Description
In 1986, Ricky Ross started a full-time career in music, which has lasted for over 35 years. His earlier working life was spent in youth work and teaching in his home city of Dundee, and his adopted home of Glasgow. It was in these two cities where he spent his formative years learning how to write and play songs.
Having always written about the people and places who’ve made an impact on his life, it’s no surprise that this is how he has approached Walking Back Home, his first ever memoir, which takes the reader on a journey from Ricky’s childhood to the rollercoaster of leading his band Deacon Blue to top of the charts and the band’s eventual break-up and his solo career.

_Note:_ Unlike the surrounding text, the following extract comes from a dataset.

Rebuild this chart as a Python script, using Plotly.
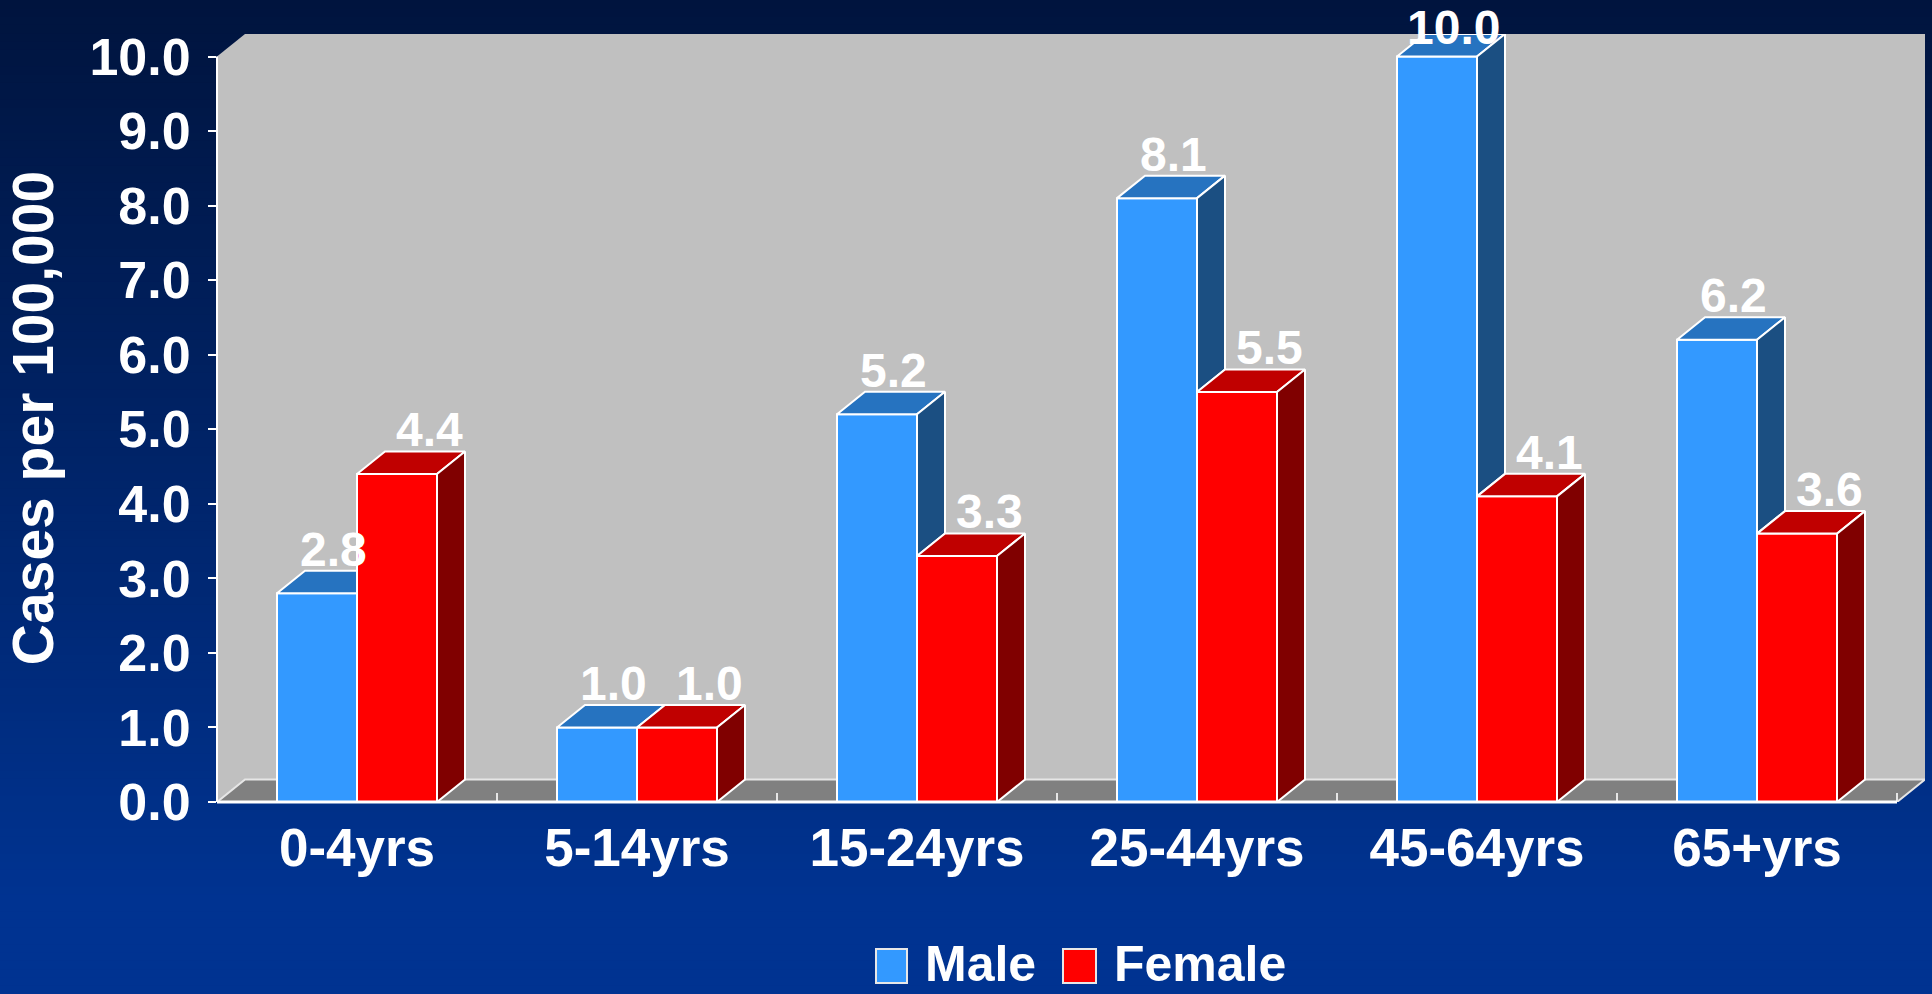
import plotly.graph_objects as go

# ---------------- data ----------------
CATEGORIES = ["0-4yrs", "5-14yrs", "15-24yrs", "25-44yrs", "45-64yrs", "65+yrs"]
MALE = [2.8, 1.0, 5.2, 8.1, 10.0, 6.2]
FEMALE = [4.4, 1.0, 3.3, 5.5, 4.1, 3.6]
Y_TICKS = [0, 1, 2, 3, 4, 5, 6, 7, 8, 9, 10]
Y_TICK_TEXT = ["0.0", "1.0", "2.0", "3.0", "4.0", "5.0", "6.0", "7.0", "8.0", "9.0", "10.0"]
SERIES_NAMES = ["Male", "Female"]
Y_TITLE = "Cases per 100,000"

# ---------------- style / geometry ----------------
W, H = 1932, 994
ML, MR, MT, MB = 217, 7, 34, 192
PW, PH = W - ML - MR, H - MT - MB
DEPTH_X_PX, DEPTH_Y_PX = 28.0, 22.5
N = len(CATEGORIES)
YMAX = Y_TICKS[-1]
CAT_PX = (PW - DEPTH_X_PX) / N
UNIT_PX = (PH - DEPTH_Y_PX) / YMAX
DX = DEPTH_X_PX / CAT_PX
DY = DEPTH_Y_PX / UNIT_PX
BW = 80.0 / CAT_PX

FONT = "Liberation Sans, Arial, sans-serif"
WALL = "#C0C0C0"
FLOOR = "#808080"
EDGE = "white"
COL = {
    "Male": dict(front="#3399FF", top="#2673C0", side="#1B4F82"),
    "Female": dict(front="#FF0000", top="#C00000", side="#800000"),
}

fig = go.Figure()


def paper_x(px):
    return (px - ML) / PW


def paper_y(py):
    return (H - MB - py) / PH


# ---------------- background gradient (paper) ----------------
c0 = (0, 20, 62)
c1 = (0, 51, 145)
shapes = []
NS = 120
for i in range(NS):
    t = i / (NS - 1)
    tt = min(1.0, t * 1.1)
    col = tuple(round(c0[k] + (c1[k] - c0[k]) * tt) for k in range(3))
    y0 = H * i / NS
    y1 = H * (i + 1) / NS + 1
    shapes.append(dict(type="rect", xref="paper", yref="paper", layer="below",
                       x0=paper_x(-2), x1=paper_x(W + 2), y0=paper_y(y1), y1=paper_y(y0 - (2 if i == 0 else 0)),
                       fillcolor="rgb(%d,%d,%d)" % col, line=dict(width=0)))

# ---------------- walls and floor (data coords) ----------------
xl, xr = -0.5, N - 0.5
wall_path = (f"M {xl} 0 L {xl} {YMAX} L {xl+DX} {YMAX+DY} L {xr+DX} {YMAX+DY} "
             f"L {xr+DX} {DY} L {xr} 0 Z")
shapes.append(dict(type="path", xref="x", yref="y", layer="below", path=wall_path,
                   fillcolor=WALL, line=dict(width=0)))
floor_path = f"M {xl} 0 L {xr} 0 L {xr+DX} {DY} L {xl+DX} {DY} Z"
shapes.append(dict(type="path", xref="x", yref="y", layer="below", path=floor_path,
                   fillcolor=FLOOR, line=dict(color="#E6E6E6", width=2)))
for k in range(N):
    xb = k + 0.5
    shapes.append(dict(type="line", xref="x", yref="y", layer="below",
                       x0=xb, x1=xb, y0=0, y1=0.12, line=dict(color="#E6E6E6", width=2)))
shapes.append(dict(type="line", xref="paper", yref="y", layer="above",
                   x0=0, x1=0, y0=0, y1=YMAX, line=dict(color=EDGE, width=2)))
shapes.append(dict(type="line", xref="x", yref="paper", layer="above",
                   x0=xl, x1=xr, y0=0, y1=0, line=dict(color=EDGE, width=3)))

# ---------------- front faces (bars) ----------------
xs = list(range(N))
fig.add_trace(go.Bar(x=xs, y=MALE, width=BW, offset=-BW, name="Male",
                     marker=dict(color=COL["Male"]["front"], line=dict(color=EDGE, width=2)),
                     showlegend=False, hoverinfo="skip"))
fig.add_trace(go.Bar(x=xs, y=FEMALE, width=BW, offset=0, name="Female",
                     marker=dict(color=COL["Female"]["front"], line=dict(color=EDGE, width=2)),
                     showlegend=False, hoverinfo="skip"))


# ---------------- 3D faces ----------------
def poly_trace(polys, fill):
    px, py = [], []
    for p in polys:
        for (a, b) in p:
            px.append(a)
            py.append(b)
        px.append(p[0][0])
        py.append(p[0][1])
        px.append(None)
        py.append(None)
    return go.Scatter(x=px, y=py, mode="lines", fill="toself", fillcolor=fill,
                      line=dict(color=EDGE, width=2), hoverinfo="skip", showlegend=False)


male_top, male_side, fem_top, fem_side = [], [], [], []
for i in range(N):
    v, f = MALE[i], FEMALE[i]
    x0, x1, x2 = i - BW, i, i + BW
    if f >= v + DY:
        male_top.append([(x0, v), (x1, v), (x1, v + DY), (x0 + DX, v + DY)])
    elif f > v:
        fx = x1 + DX * (f - v) / DY
        male_top.append([(x0, v), (x1, v), (x1, f), (fx, f), (x1 + DX, v + DY), (x0 + DX, v + DY)])
    else:
        male_top.append([(x0, v), (x1, v), (x1 + DX, v + DY), (x0 + DX, v + DY)])
    if f < v:
        male_side.append([(x1, f), (x1, v), (x1 + DX, v + DY), (x1 + DX, f + DY)])
    fem_top.append([(x1, f), (x2, f), (x2 + DX, f + DY), (x1 + DX, f + DY)])
    fem_side.append([(x2, 0), (x2, f), (x2 + DX, f + DY), (x2 + DX, DY)])

fig.add_trace(poly_trace(male_top, COL["Male"]["top"]))
if male_side:
    fig.add_trace(poly_trace(male_side, COL["Male"]["side"]))
fig.add_trace(poly_trace(fem_top, COL["Female"]["top"]))
fig.add_trace(poly_trace(fem_side, COL["Female"]["side"]))

# ---------------- data labels ----------------
annotations = []
LABEL_CAP = YMAX + 0.1
for vals, off, shift in ((MALE, -BW / 2, 16), (FEMALE, BW / 2, 32)):
    for i, v in enumerate(vals):
        annotations.append(dict(x=i + off, y=min(v + DY, LABEL_CAP), xref="x", yref="y",
                                text="%.1f" % v, showarrow=False, xanchor="center",
                                yanchor="bottom", xshift=shift, yshift=-7,
                                font=dict(family=FONT, size=48, color="white", weight="bold")))

# ---------------- legend (manual) ----------------
LEG_Y0, LEG_Y1 = 949, 983
leg = [("Male", 876, 907, 923), ("Female", 1063, 1096, 1112)]
for name, sx0, sx1, tx in leg:
    shapes.append(dict(type="rect", xref="paper", yref="paper", layer="above",
                       x0=paper_x(sx0), x1=paper_x(sx1), y0=paper_y(LEG_Y1), y1=paper_y(LEG_Y0),
                       fillcolor=COL[name]["front"], line=dict(color="#E8E8E8", width=2)))
    annotations.append(dict(x=paper_x(tx), y=paper_y(994), xref="paper",
                            yref="paper", text=name, showarrow=False, xanchor="left",
                            yanchor="bottom",
                            font=dict(family=FONT, size=50, color="white", weight="bold")))

fig.update_layout(
    width=W, height=H,
    margin=dict(l=ML, r=MR, t=MT, b=MB, autoexpand=False),
    paper_bgcolor="rgb(0,36,100)",
    plot_bgcolor="rgba(0,0,0,0)",
    barmode="overlay",
    showlegend=False,
    shapes=shapes,
    annotations=annotations,
    xaxis=dict(range=[xl, xr + DX], tickvals=xs, ticktext=CATEGORIES, ticks="",
               showgrid=False, zeroline=False, showline=False, fixedrange=True,
               ticklabelstandoff=10,
               tickfont=dict(family=FONT, size=53, color="white", weight="bold")),
    yaxis=dict(range=[0, YMAX + DY], tickvals=Y_TICKS, ticktext=Y_TICK_TEXT,
               ticks="outside", ticklen=8, tickwidth=2, tickcolor="white",
               showgrid=False, zeroline=False, showline=False, fixedrange=True,
               ticklabelstandoff=7,
               tickfont=dict(family=FONT, size=52, color="white", weight="bold"),
               title=dict(text=Y_TITLE, standoff=17,
                          font=dict(family=FONT, size=57, color="white", weight="bold"))),
)

fig.write_html("out.html", config={"displayModeBar": False},
               post_script="document.body.style.margin='0px';document.body.style.overflow='hidden';")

‘I started to write about the years I spent putting the band together, on the first time we ever played in America, and about some of the musical characters I’ve met along the way. I gave some thought to growing up in suburban Dundee in a family with no record player and no sense that someone like me could, one day, make a record. That’s one part of the story. However, I still want to talk about the smell of Born To Run when I first got it home and how I saw the Buzzcocks looking at a Cliff Richard album sleeve in a Dundee Record Shop window. I still want to tell the stories of my Grandparents and parents and the woman whose voice was so vulnerable when she got up to sing at our church.
For all these years I’ve told stories. Sometimes these days I also tell them on the radio. I’ve met some amazing people and their stories need told too. The first time Deacon Blue ever played Wembley Arena I started to introduce a song only to hear, ‘Get on with it’ shouted from Row Z. We proceeded with the song, but I often thought I’d quite like to finish that story.’